┏━━

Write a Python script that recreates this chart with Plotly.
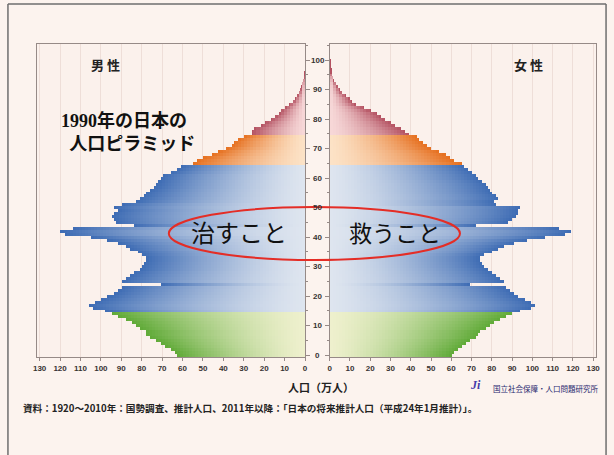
import plotly.graph_objects as go

# ---------------- data (population, 10k persons) ----------------
ages = list(range(101))
male = [63, 64, 66, 69, 71, 73, 76, 78, 78, 81,
        83, 85, 88, 92, 95, 98, 104, 106, 103, 100,
        97, 94, 92, 90, 71, 90, 88, 86, 84, 81,
        80, 79, 78, 78, 80, 82, 86, 88, 92, 97,
        105, 118, 120, 114, 84, 93, 94, 95, 94, 92,
        94, 90, 83, 81, 79, 78, 76, 74, 73, 72,
        71, 70, 66, 63, 61, 55, 53, 50, 46, 43,
        39, 36, 35, 33, 30, 26, 26, 25, 22, 20,
        17, 15, 13, 12, 10, 8, 6, 5, 4, 3,
        2.5, 2, 1.5, 1.2, 0.8, 0.5, 0.3, 0.2, 0.1, 0.1, 0.1]
female = [60, 61, 63, 65, 67, 69, 72, 73, 74, 77,
          79, 81, 84, 87, 90, 94, 99, 101, 99, 96,
          93, 91, 89, 87, 69, 86, 84, 82, 80, 78,
          76, 75, 74, 74, 76, 80, 83, 86, 91, 97,
          106, 116, 119, 113, 72, 88, 90, 92, 93, 93,
          94, 82, 81, 83, 82, 80, 79, 78, 77, 75,
          73, 72, 70, 68, 66, 65, 61, 59, 57, 54,
          50, 48, 46, 44, 43, 39, 37, 35, 32, 30,
          27, 25, 23, 20, 17, 13, 11, 10, 8, 6,
          5, 4, 3, 2, 1.5, 1, 0.7, 0.5, 0.3, 0.2, 0.1]
x_ticks = list(range(0, 131, 10))
y_ticks = list(range(0, 101, 10))

title_lines = ["1990年の日本の", "人口ピラミッド"]
male_label = "男 性"
female_label = "女 性"
left_word = "治すこと"
right_word = "救うこと"
x_title = "人口（万人）"
org_name = "国立社会保障・人口問題研究所"
source_note = "資料：1920～2010年：国勢調査、推計人口、2011年以降：「日本の将来推計人口（平成24年1月推計）」。"

# ---------------- styling ----------------
W, H = 614, 455
def px(x): return x / W
def py(y): return 1 - y / H

# (inner colour near axis, outer colour at bar tip)
group_colors = [
    ((238, 240, 205), (96, 170, 56)),    # 0-14 green
    ((222, 229, 239), (62, 108, 180)),   # 15-64 blue
    ((252, 226, 198), (230, 112, 32)),   # 65-74 orange
    ((247, 216, 216), (180, 82, 98)),    # 75+ red
]
def group(a):
    if a < 15: return 0
    if a < 65: return 1
    if a < 75: return 2
    return 3

def lerp(c0, c1, t):
    return "rgb(%d,%d,%d)" % tuple(round(a + (b - a) * t) for a, b in zip(c0, c1))

SEG = 1.5
NSEG = int(132 / SEG) + 1

fig = go.Figure()
for vals, xa, ya in [(male, "x", "y"), (female, "x2", "y2")]:
    vmax = max(vals)
    for k in range(NSEG - 1, -1, -1):
        hi = (k + 1) * SEG
        lo = k * SEG
        if lo > vmax:
            continue
        widths = [min(v, hi) for v in vals]
        cols = []
        for a, v in zip(ages, vals):
            t = min(1.0, (lo + SEG / 2) / v) ** 1.4
            c0, c1 = group_colors[group(a)]
            cols.append(lerp(c0, c1, t))
        fig.add_trace(go.Bar(
            y=ages, x=widths, orientation="h", xaxis=xa, yaxis=ya,
            marker=dict(color=cols, line=dict(width=0)),
            width=1.0, showlegend=False, hoverinfo="skip"))

axis_line = "rgb(150,138,135)"
grid_col = "rgb(238,222,216)"
tick_font = dict(family="Liberation Sans", size=8, color="rgb(55,50,50)", weight="bold")
yr = [-0.6, 105.5]
ydom = [py(357), py(44)]

fig.update_layout(
    width=W, height=H, autosize=False,
    margin=dict(l=0, r=0, t=0, b=0),
    paper_bgcolor="rgb(252,243,238)",
    plot_bgcolor="rgb(251,241,236)",
    barmode="overlay", bargap=0,
    xaxis=dict(domain=[px(33), px(305)], range=[131.5, 0], tickvals=x_ticks,
               showgrid=True, gridcolor=grid_col, gridwidth=1, zeroline=False,
               showline=True, linecolor=axis_line, linewidth=1, mirror=True,
               ticks="outside", ticklen=3, tickcolor=axis_line, tickfont=tick_font),
    xaxis2=dict(domain=[px(330), px(600)], range=[0, 131.5], tickvals=x_ticks,
                showgrid=True, gridcolor=grid_col, gridwidth=1, zeroline=False,
                showline=True, linecolor=axis_line, linewidth=1, mirror=True,
                ticks="outside", ticklen=3, tickcolor=axis_line, tickfont=tick_font,
                anchor="y2"),
    yaxis=dict(domain=ydom, range=yr, side="right", tickvals=y_ticks,
               showticklabels=False, showgrid=False, zeroline=False,
               showline=True, linecolor=axis_line, linewidth=1, mirror=True,
               ticks="outside", ticklen=4, tickcolor=axis_line,
               minor=dict(dtick=5, ticks="outside", ticklen=2, tickcolor=axis_line)),
    yaxis2=dict(domain=ydom, range=yr, side="left", tickvals=y_ticks, anchor="x2",
                showticklabels=False, showgrid=False, zeroline=False,
                showline=True, linecolor=axis_line, linewidth=1, mirror=True,
                ticks="outside", ticklen=4, tickcolor=axis_line,
                minor=dict(dtick=5, ticks="outside", ticklen=2, tickcolor=axis_line)),
)

ann = []
# centre age labels
for v in y_ticks:
    ann.append(dict(x=px(318), xref="paper", y=v, yref="y", text=str(v),
                    showarrow=False, xanchor="center", yanchor="middle",
                    font=dict(family="Liberation Sans", size=8, color="rgb(55,50,50)", weight="bold")))
jp = "Noto Sans CJK JP"
title_text = ("<b><span style='font-family:Liberation Serif'>%s</span>%s</b><br><b>&nbsp;&nbsp;%s</b>"
              % (title_lines[0][:4], title_lines[0][4:], title_lines[1]))
ann += [
    dict(x=px(86), y=py(65), text="<b>%s</b>" % male_label, font=dict(family=jp, size=13, color="#222")),
    dict(x=px(548), y=py(65), text="<b>%s</b>" % female_label, font=dict(family=jp, size=13, color="#222")),
    dict(x=px(56), y=py(130), xanchor="left", align="left", text=title_text,
         font=dict(family=jp, size=18, color="#111")),
    dict(x=px(238), y=py(232), text=left_word, font=dict(family=jp, size=24, color="#111")),
    dict(x=px(396), y=py(232), text=right_word, font=dict(family=jp, size=23, color="#111")),
    dict(x=px(321), y=py(387), text="<b>%s</b>" % x_title, font=dict(family=jp, size=11, color="#222")),
    dict(x=px(485), y=py(385), text="<b><i>Ji</i></b>", font=dict(family="Liberation Serif", size=12, color="rgb(70,60,170)")),
    dict(x=px(493), y=py(388), xanchor="left", text=org_name, font=dict(family=jp, size=7.5, color="rgb(40,40,110)")),
    dict(x=px(17), y=py(408), xanchor="left", text="<b>%s</b>" % source_note, font=dict(family=jp, size=9.6, color="#222")),
]
for a in ann:
    a.setdefault("xref", "paper")
    a.setdefault("yref", "paper")
    a.setdefault("yanchor", "middle")
    a.setdefault("showarrow", False)
fig.update_layout(annotations=ann)

frame = "rgb(110,110,110)"
fig.update_layout(shapes=[
    dict(type="circle", xref="paper", yref="paper", x0=px(167), x1=px(462), y0=py(260), y1=py(207),
         line=dict(color="rgb(228,45,38)", width=2), fillcolor="rgba(0,0,0,0)", layer="above"),
    dict(type="line", xref="paper", yref="paper", x0=px(4), x1=px(4), y0=py(4), y1=py(455),
         line=dict(color=frame, width=1.5)),
    dict(type="line", xref="paper", yref="paper", x0=px(4), x1=px(610), y0=py(4), y1=py(4),
         line=dict(color=frame, width=1.5)),
    dict(type="line", xref="paper", yref="paper", x0=px(610), x1=px(610), y0=py(4), y1=py(455),
         line=dict(color=frame, width=1.5)),
])

fig.write_html("out.html")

┗━━

▸ YOUR INSTRUCTIONS
Give again, word for word, every line from the top of the data above to the line holding "def py(y): return 1 - y / H", inclusive, with the pictures left out.

▸ ANSWER TO THIS EXERCISE
Write a Python script that recreates this chart with Plotly.
import plotly.graph_objects as go

# ---------------- data (population, 10k persons) ----------------
ages = list(range(101))
male = [63, 64, 66, 69, 71, 73, 76, 78, 78, 81,
        83, 85, 88, 92, 95, 98, 104, 106, 103, 100,
        97, 94, 92, 90, 71, 90, 88, 86, 84, 81,
        80, 79, 78, 78, 80, 82, 86, 88, 92, 97,
        105, 118, 120, 114, 84, 93, 94, 95, 94, 92,
        94, 90, 83, 81, 79, 78, 76, 74, 73, 72,
        71, 70, 66, 63, 61, 55, 53, 50, 46, 43,
        39, 36, 35, 33, 30, 26, 26, 25, 22, 20,
        17, 15, 13, 12, 10, 8, 6, 5, 4, 3,
        2.5, 2, 1.5, 1.2, 0.8, 0.5, 0.3, 0.2, 0.1, 0.1, 0.1]
female = [60, 61, 63, 65, 67, 69, 72, 73, 74, 77,
          79, 81, 84, 87, 90, 94, 99, 101, 99, 96,
          93, 91, 89, 87, 69, 86, 84, 82, 80, 78,
          76, 75, 74, 74, 76, 80, 83, 86, 91, 97,
          106, 116, 119, 113, 72, 88, 90, 92, 93, 93,
          94, 82, 81, 83, 82, 80, 79, 78, 77, 75,
          73, 72, 70, 68, 66, 65, 61, 59, 57, 54,
          50, 48, 46, 44, 43, 39, 37, 35, 32, 30,
          27, 25, 23, 20, 17, 13, 11, 10, 8, 6,
          5, 4, 3, 2, 1.5, 1, 0.7, 0.5, 0.3, 0.2, 0.1]
x_ticks = list(range(0, 131, 10))
y_ticks = list(range(0, 101, 10))

title_lines = ["1990年の日本の", "人口ピラミッド"]
male_label = "男 性"
female_label = "女 性"
left_word = "治すこと"
right_word = "救うこと"
x_title = "人口（万人）"
org_name = "国立社会保障・人口問題研究所"
source_note = "資料：1920～2010年：国勢調査、推計人口、2011年以降：「日本の将来推計人口（平成24年1月推計）」。"

# ---------------- styling ----------------
W, H = 614, 455
def px(x): return x / W
def py(y): return 1 - y / H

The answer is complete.